# [Information provided]
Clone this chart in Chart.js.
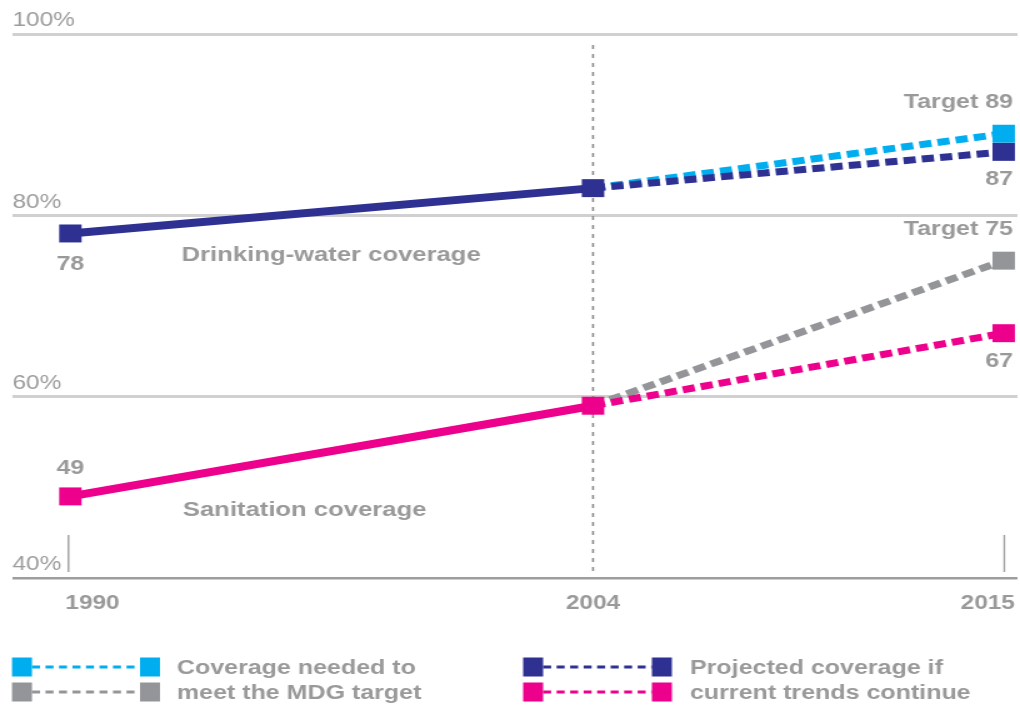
<!DOCTYPE html>
<html>
<head>
<meta charset="utf-8">
<script src="https://cdn.jsdelivr.net/npm/chart.js@4/dist/chart.umd.min.js"></script>
<style>
  html, body { margin: 0; padding: 0; background: #fff; overflow: hidden; }
  /* The figure is laid out 816px wide and widened to 1020px, giving the broad lettering of the print original */
  #wrap { width: 816px; height: 705px; transform: scaleX(1.25); transform-origin: 0 0; }
  canvas { display: block; }
</style>
</head>
<body>
<div id="wrap"><canvas id="chart" width="816" height="705"></canvas></div>
<script>
// ---- data ----
const years = [1990, 2004, 2015];
const baseYear = 2004;
const waterActual = [78, 83];        // 1990, 2004
const waterTarget = [83, 89];        // 2004, 2015
const waterProjected = [83, 87];     // 2004, 2015
const sanitationActual = [49, 59];   // 1990, 2004
const sanitationTarget = [59, 75];   // 2004, 2015
const sanitationProjected = [59, 67];// 2004, 2015
const yTicks = [40, 60, 80, 100];
const seriesNames = ['Drinking-water coverage', 'Sanitation coverage'];
const legendTexts = [
  ['Coverage needed to', 'meet the MDG target'],
  ['Projected coverage if', 'current trends continue']
];

// ---- styling ----
const NAVY = '#2e3192', SKY = '#00aeef', MAGENTA = '#ec008c', GREY = '#939598';
const TEXT = '#999999';
const FONT = "'Liberation Sans', Arial, Helvetica, sans-serif";
const MARK = 12.7;

const pts = (xs, ys) => ys.map((v, i) => ({ x: xs[i], y: v }));
const past = years.slice(0, 2), future = years.slice(1);

function solid(data, color) {
  return {
    data, borderColor: color, backgroundColor: color, borderWidth: 8,
    pointStyle: 'rect', pointRadius: MARK, pointHoverRadius: MARK, pointBorderWidth: 0,
    pointBackgroundColor: color
  };
}
function dashed(data, color) {
  return {
    data, borderColor: color, backgroundColor: color, borderWidth: 7,
    borderDash: [9.8, 4.9], borderCapStyle: 'butt',
    pointStyle: 'rect', pointRadius: [0, MARK], pointHoverRadius: [0, MARK], pointBorderWidth: 0,
    pointBackgroundColor: color
  };
}

// first dataset is drawn top-most
const datasets = [
  solid(pts(past, waterActual), NAVY),
  solid(pts(past, sanitationActual), MAGENTA),
  dashed(pts(future, waterProjected), NAVY),
  dashed(pts(future, sanitationProjected), MAGENTA),
  dashed(pts(future, waterTarget), SKY),
  dashed(pts(future, sanitationTarget), GREY)
];

// value labels: [dataset index, point index, prefix, align, dx, dy]
const valueLabels = [
  [0, 0, '', 'center', 0, 31],
  [1, 0, '', 'center', 0, -28],
  [4, 1, 'Target ', 'right', 7.5, -31],
  [2, 1, '', 'right', 7.5, 28],
  [5, 1, 'Target ', 'right', 7.5, -31],
  [3, 1, '', 'right', 7.5, 28]
];

const annotate = {
  id: 'annotate',
  beforeDatasetsDraw(chart) {
    const { ctx, chartArea, scales: { x } } = chart;
    ctx.save();
    // dotted line at the base year
    const xb = x.getPixelForValue(baseYear);
    ctx.strokeStyle = '#8c8c8c';
    ctx.lineWidth = 1.6;
    ctx.setLineDash([4, 5]);
    ctx.beginPath();
    ctx.moveTo(xb, chartArea.top + 11);
    ctx.lineTo(xb, chartArea.bottom - 5);
    ctx.stroke();
    // short ticks at both ends of the time axis
    ctx.setLineDash([]);
    ctx.strokeStyle = '#a0a0a0';
    ctx.lineWidth = 1.4;
    [years[0], years[years.length - 1]].forEach((yr, k) => {
      const px = x.getPixelForValue(yr) + (k === 0 ? -1.5 : 0.5);
      ctx.beginPath();
      ctx.moveTo(px, chartArea.bottom - 43);
      ctx.lineTo(px, chartArea.bottom - 6);
      ctx.stroke();
    });
    ctx.restore();
  },
  afterDatasetsDraw(chart) {
    const { ctx, chartArea, scales: { x, y } } = chart;
    ctx.save();
    ctx.fillStyle = TEXT;
    ctx.textBaseline = 'middle';

    // year labels
    ctx.font = 'bold 19.5px ' + FONT;
    years.forEach((yr, i) => {
      const px = x.getPixelForValue(yr);
      if (i === 0) { ctx.textAlign = 'left'; ctx.fillText(String(yr), px - 4, chartArea.bottom + 26); }
      else if (i === years.length - 1) { ctx.textAlign = 'right'; ctx.fillText(String(yr), px + 9, chartArea.bottom + 26); }
      else { ctx.textAlign = 'center'; ctx.fillText(String(yr), px, chartArea.bottom + 26); }
    });

    // value labels
    ctx.font = 'bold 20px ' + FONT;
    valueLabels.forEach(([di, pi, prefix, align, dx, dy]) => {
      const el = chart.getDatasetMeta(di).data[pi];
      const v = chart.data.datasets[di].data[pi].y;
      ctx.textAlign = align;
      ctx.fillText(prefix + v, el.x + dx, el.y + dy);
    });

    // series names
    ctx.font = 'bold 20.5px ' + FONT;
    ctx.textAlign = 'left';
    const x0 = x.getPixelForValue(years[0]) + 89;
    ctx.fillText(seriesNames[0], x0, y.getPixelForValue(75.6));
    ctx.fillText(seriesNames[1], x0 + 1, y.getPixelForValue(47.5));
    ctx.restore();
  },
  afterDraw(chart) {
    const { ctx } = chart;
    ctx.save();
    const rows = [667, 692];
    const cols = [
      { x1: 9.6, x2: 112, tx: 141.5, colors: [SKY, GREY], texts: legendTexts[0] },
      { x1: 418.5, x2: 521.5, tx: 552, colors: [NAVY, MAGENTA], texts: legendTexts[1] }
    ];
    const sw = 16, sh = 19;
    cols.forEach(col => {
      col.colors.forEach((c, r) => {
        const cy = rows[r];
        ctx.fillStyle = c;
        ctx.fillRect(col.x1, cy - sh / 2, sw, sh);
        ctx.fillRect(col.x2, cy - sh / 2, sw, sh);
        ctx.strokeStyle = c;
        ctx.lineWidth = 3;
        ctx.setLineDash([6.4, 4.4]);
        ctx.beginPath();
        ctx.moveTo(col.x1 + sw, cy);
        ctx.lineTo(col.x2, cy);
        ctx.stroke();
      });
      ctx.setLineDash([]);
      ctx.fillStyle = TEXT;
      ctx.font = 'bold 20px ' + FONT;
      ctx.textAlign = 'left';
      ctx.textBaseline = 'alphabetic';
      col.texts.forEach((t, r) => ctx.fillText(t, col.tx, rows[r] + 6.5));
    });
    ctx.restore();
  }
};

Chart.defaults.font.family = FONT;

new Chart(document.getElementById('chart'), {
  type: 'line',
  data: { datasets },
  options: {
    responsive: false,
    devicePixelRatio: 1,
    animation: false,
    events: [],
    layout: { autoPadding: false, padding: { left: 10, right: 2, top: 34, bottom: 127 } },
    plugins: { legend: { display: false }, tooltip: { enabled: false } },
    scales: {
      x: {
        type: 'linear',
        display: false,
        min: 1988.45,
        max: 2015.37,
        afterBuildTicks: s => { s.ticks = years.map(v => ({ value: v })); }
      },
      y: {
        type: 'linear',
        min: yTicks[0],
        max: yTicks[yTicks.length - 1],
        afterBuildTicks: s => { s.ticks = yTicks.map(v => ({ value: v })); },
        border: { display: false },
        grid: {
          drawTicks: false,
          color: c => (c.tick && c.tick.value === yTicks[0]) ? '#9d9d9d' : '#d0d0d0',
          lineWidth: c => (c.tick && c.tick.value === yTicks[0]) ? 2.5 : 3
        },
        ticks: {
          mirror: true,
          padding: 0,
          labelOffset: -13,
          color: '#9c9c9c',
          font: { size: 19.5, family: FONT },
          callback: v => v + '%'
        }
      }
    }
  },
  plugins: [annotate]
});
</script>
</body>
</html>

# [Instruction]
Transcribe the listing in full and omit the pictures.

# [Answer to this problem]
Clone this chart in Chart.js.
<!DOCTYPE html>
<html>
<head>
<meta charset="utf-8">
<script src="https://cdn.jsdelivr.net/npm/chart.js@4/dist/chart.umd.min.js"></script>
<style>
  html, body { margin: 0; padding: 0; background: #fff; overflow: hidden; }
  /* The figure is laid out 816px wide and widened to 1020px, giving the broad lettering of the print original */
  #wrap { width: 816px; height: 705px; transform: scaleX(1.25); transform-origin: 0 0; }
  canvas { display: block; }
</style>
</head>
<body>
<div id="wrap"><canvas id="chart" width="816" height="705"></canvas></div>
<script>
// ---- data ----
const years = [1990, 2004, 2015];
const baseYear = 2004;
const waterActual = [78, 83];        // 1990, 2004
const waterTarget = [83, 89];        // 2004, 2015
const waterProjected = [83, 87];     // 2004, 2015
const sanitationActual = [49, 59];   // 1990, 2004
const sanitationTarget = [59, 75];   // 2004, 2015
const sanitationProjected = [59, 67];// 2004, 2015
const yTicks = [40, 60, 80, 100];
const seriesNames = ['Drinking-water coverage', 'Sanitation coverage'];
const legendTexts = [
  ['Coverage needed to', 'meet the MDG target'],
  ['Projected coverage if', 'current trends continue']
];

// ---- styling ----
const NAVY = '#2e3192', SKY = '#00aeef', MAGENTA = '#ec008c', GREY = '#939598';
const TEXT = '#999999';
const FONT = "'Liberation Sans', Arial, Helvetica, sans-serif";
const MARK = 12.7;

const pts = (xs, ys) => ys.map((v, i) => ({ x: xs[i], y: v }));
const past = years.slice(0, 2), future = years.slice(1);

function solid(data, color) {
  return {
    data, borderColor: color, backgroundColor: color, borderWidth: 8,
    pointStyle: 'rect', pointRadius: MARK, pointHoverRadius: MARK, pointBorderWidth: 0,
    pointBackgroundColor: color
  };
}
function dashed(data, color) {
  return {
    data, borderColor: color, backgroundColor: color, borderWidth: 7,
    borderDash: [9.8, 4.9], borderCapStyle: 'butt',
    pointStyle: 'rect', pointRadius: [0, MARK], pointHoverRadius: [0, MARK], pointBorderWidth: 0,
    pointBackgroundColor: color
  };
}

// first dataset is drawn top-most
const datasets = [
  solid(pts(past, waterActual), NAVY),
  solid(pts(past, sanitationActual), MAGENTA),
  dashed(pts(future, waterProjected), NAVY),
  dashed(pts(future, sanitationProjected), MAGENTA),
  dashed(pts(future, waterTarget), SKY),
  dashed(pts(future, sanitationTarget), GREY)
];

// value labels: [dataset index, point index, prefix, align, dx, dy]
const valueLabels = [
  [0, 0, '', 'center', 0, 31],
  [1, 0, '', 'center', 0, -28],
  [4, 1, 'Target ', 'right', 7.5, -31],
  [2, 1, '', 'right', 7.5, 28],
  [5, 1, 'Target ', 'right', 7.5, -31],
  [3, 1, '', 'right', 7.5, 28]
];

const annotate = {
  id: 'annotate',
  beforeDatasetsDraw(chart) {
    const { ctx, chartArea, scales: { x } } = chart;
    ctx.save();
    // dotted line at the base year
    const xb = x.getPixelForValue(baseYear);
    ctx.strokeStyle = '#8c8c8c';
    ctx.lineWidth = 1.6;
    ctx.setLineDash([4, 5]);
    ctx.beginPath();
    ctx.moveTo(xb, chartArea.top + 11);
    ctx.lineTo(xb, chartArea.bottom - 5);
    ctx.stroke();
    // short ticks at both ends of the time axis
    ctx.setLineDash([]);
    ctx.strokeStyle = '#a0a0a0';
    ctx.lineWidth = 1.4;
    [years[0], years[years.length - 1]].forEach((yr, k) => {
      const px = x.getPixelForValue(yr) + (k === 0 ? -1.5 : 0.5);
      ctx.beginPath();
      ctx.moveTo(px, chartArea.bottom - 43);
      ctx.lineTo(px, chartArea.bottom - 6);
      ctx.stroke();
    });
    ctx.restore();
  },
  afterDatasetsDraw(chart) {
    const { ctx, chartArea, scales: { x, y } } = chart;
    ctx.save();
    ctx.fillStyle = TEXT;
    ctx.textBaseline = 'middle';

    // year labels
    ctx.font = 'bold 19.5px ' + FONT;
    years.forEach((yr, i) => {
      const px = x.getPixelForValue(yr);
      if (i === 0) { ctx.textAlign = 'left'; ctx.fillText(String(yr), px - 4, chartArea.bottom + 26); }
      else if (i === years.length - 1) { ctx.textAlign = 'right'; ctx.fillText(String(yr), px + 9, chartArea.bottom + 26); }
      else { ctx.textAlign = 'center'; ctx.fillText(String(yr), px, chartArea.bottom + 26); }
    });

    // value labels
    ctx.font = 'bold 20px ' + FONT;
    valueLabels.forEach(([di, pi, prefix, align, dx, dy]) => {
      const el = chart.getDatasetMeta(di).data[pi];
      const v = chart.data.datasets[di].data[pi].y;
      ctx.textAlign = align;
      ctx.fillText(prefix + v, el.x + dx, el.y + dy);
    });

    // series names
    ctx.font = 'bold 20.5px ' + FONT;
    ctx.textAlign = 'left';
    const x0 = x.getPixelForValue(years[0]) + 89;
    ctx.fillText(seriesNames[0], x0, y.getPixelForValue(75.6));
    ctx.fillText(seriesNames[1], x0 + 1, y.getPixelForValue(47.5));
    ctx.restore();
  },
  afterDraw(chart) {
    const { ctx } = chart;
    ctx.save();
    const rows = [667, 692];
    const cols = [
      { x1: 9.6, x2: 112, tx: 141.5, colors: [SKY, GREY], texts: legendTexts[0] },
      { x1: 418.5, x2: 521.5, tx: 552, colors: [NAVY, MAGENTA], texts: legendTexts[1] }
    ];
    const sw = 16, sh = 19;
    cols.forEach(col => {
      col.colors.forEach((c, r) => {
        const cy = rows[r];
        ctx.fillStyle = c;
        ctx.fillRect(col.x1, cy - sh / 2, sw, sh);
        ctx.fillRect(col.x2, cy - sh / 2, sw, sh);
        ctx.strokeStyle = c;
        ctx.lineWidth = 3;
        ctx.setLineDash([6.4, 4.4]);
        ctx.beginPath();
        ctx.moveTo(col.x1 + sw, cy);
        ctx.lineTo(col.x2, cy);
        ctx.stroke();
      });
      ctx.setLineDash([]);
      ctx.fillStyle = TEXT;
      ctx.font = 'bold 20px ' + FONT;
      ctx.textAlign = 'left';
      ctx.textBaseline = 'alphabetic';
      col.texts.forEach((t, r) => ctx.fillText(t, col.tx, rows[r] + 6.5));
    });
    ctx.restore();
  }
};

Chart.defaults.font.family = FONT;

new Chart(document.getElementById('chart'), {
  type: 'line',
  data: { datasets },
  options: {
    responsive: false,
    devicePixelRatio: 1,
    animation: false,
    events: [],
    layout: { autoPadding: false, padding: { left: 10, right: 2, top: 34, bottom: 127 } },
    plugins: { legend: { display: false }, tooltip: { enabled: false } },
    scales: {
      x: {
        type: 'linear',
        display: false,
        min: 1988.45,
        max: 2015.37,
        afterBuildTicks: s => { s.ticks = years.map(v => ({ value: v })); }
      },
      y: {
        type: 'linear',
        min: yTicks[0],
        max: yTicks[yTicks.length - 1],
        afterBuildTicks: s => { s.ticks = yTicks.map(v => ({ value: v })); },
        border: { display: false },
        grid: {
          drawTicks: false,
          color: c => (c.tick && c.tick.value === yTicks[0]) ? '#9d9d9d' : '#d0d0d0',
          lineWidth: c => (c.tick && c.tick.value === yTicks[0]) ? 2.5 : 3
        },
        ticks: {
          mirror: true,
          padding: 0,
          labelOffset: -13,
          color: '#9c9c9c',
          font: { size: 19.5, family: FONT },
          callback: v => v + '%'
        }
      }
    }
  },
  plugins: [annotate]
});
</script>
</body>
</html>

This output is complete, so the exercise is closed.